The experimental design is unclear. 18 participants “were instructed to learn individualized outlier classification in advance” by playing three games. Make clear that lines 258-265 present the acquisition of training data.
1. Experiment:
L. 267-281: “The aim was to identify the games in the same genre …” Was really the game identification the aim, not outlier detection? So, what exactly are your classes? Even Table 2 gives no information on the identity of the recognition. You used data from “Tomb Raider”, so please state this explicitly.
2. Experiment:
L. 285: “one participant’s outlier was detected” means one outlier from one participant, but I assume you mean all outliers from one of the six participants? Was the individual participant selected randomly, or was this experiment conducted on each participant with training data of the remaining five participants from each group?

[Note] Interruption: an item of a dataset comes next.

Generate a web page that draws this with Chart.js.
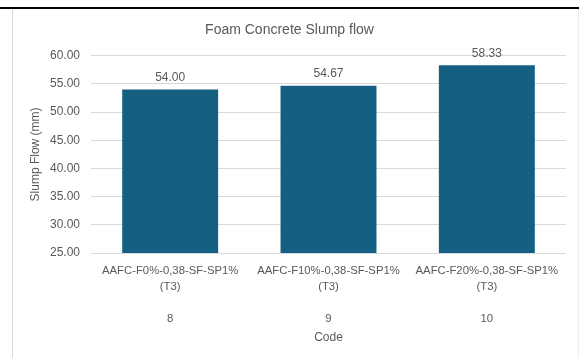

Experiments 3 and 4 are more clearly presented.
In general, not only recall, but also precision should be reported.

Validity of the findings

As there are several issues with the presentation of the work, I cannot comment on the validity of the results. However, the discussion and conclusion seem to be coherent and follows my understanding of the presented work. I miss a discussion on the detected emotions from facial expression, though: Should it not be of interest to compare intended affect with perceived affect? A comparison of the results with related approach would improve the draft a lot.